The combined effect is clear. The top telcos in the euro zone's five biggest economies are now worth €123-billion ($162.8-billion), versus nearly €300-billion in late 2007. And payouts to investors have shrivelled. Sector dividends and buybacks will be €24.4-billion this year, Citigroup says, roughly half their 2011 level.
Arguably, these financial pressures have constrained investment in super-fast fixed and mobile broadband. That threatens the EU's "digital agenda," a series of ambitious goals such as connecting every household to fast broadband by 2020. The package could cost up to €221-billion, the European Investment Bank reckons.
So phone companies want the European Commission, the EU's executive, to deregulate, while permitting higher and more predictable returns, and more mergers. Executives have found a sympathetic ear in EC telecom supremo Neelie Kroes, who worries the EU is becoming a digital backwater. Adding to the optimism, European leaders last week called on Ms. Kroes and co. to help bring about the "digital single market."
Precisely what this means is moot. Consumers may never be able to shop around for a cheap mobile contract in, say, Bulgaria that works at one price across the EU. That would cause havoc in higher-cost countries. But decently priced wholesale broadband agreements could make it easier and cheaper to flit across the bloc, while paying near-local rates.
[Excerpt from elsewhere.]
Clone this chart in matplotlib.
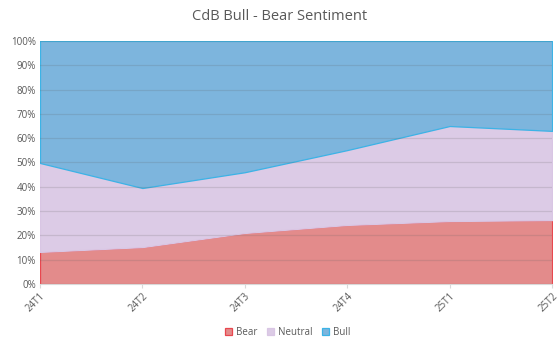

One big dream is to lift the taboo on deal-making. With four or five major mobile operators in most big European countries, "in-market" consolidation would bring big cost savings, and greater pricing power. A Vodafone-Telefonica tie-up, say, would consolidate many markets, including Britain, Spain, Germany, and the Czech Republic. But consolidation has been permitted only grudgingly – as in Austria, where a step down to three players came with stiff conditions.
The EU remains cautious. Joaquin Almunia, the competition boss, does not seem persuaded. He said recently that phone users were largely confined to national markets with "only" a few operators, high barriers to entry, and large variations in prices.
Despite the industry's woes, Mr. Almunia is right to push back. Creating a series of national oligopolies would punish consumers to reward previously profligate telecoms, undermine previous policy, and not do much to tear down national borders either.
Barring increased purchasing power, there would be scant savings from combining separate national fiefdoms, each with local regulators, networks and management. And governments may balk at such deals anyway.
So the focus should be on helping telecoms get the benefits of scale without weakening competition. The commission could encourage more deals that cut costs, by sharing network infrastructure such as masts and base stations.
Other, more modest, industry demands would help ease the pressure and move the sector towards a genuine single market, where consolidation might eventually be more defensible. A new, pan-European watchdog could help to accomplish this, and to rein in overaggressive national regulators.
At least things already look marginally better for the sector. Markets are rallying and the mobile charge cuts are nearly over. "Quad play" packages are helping some companies regain customers. And Ms. Kroes is taking a softer stance on new fibre broadband investment. For now, the M&A pitchbooks should go back in the drawer.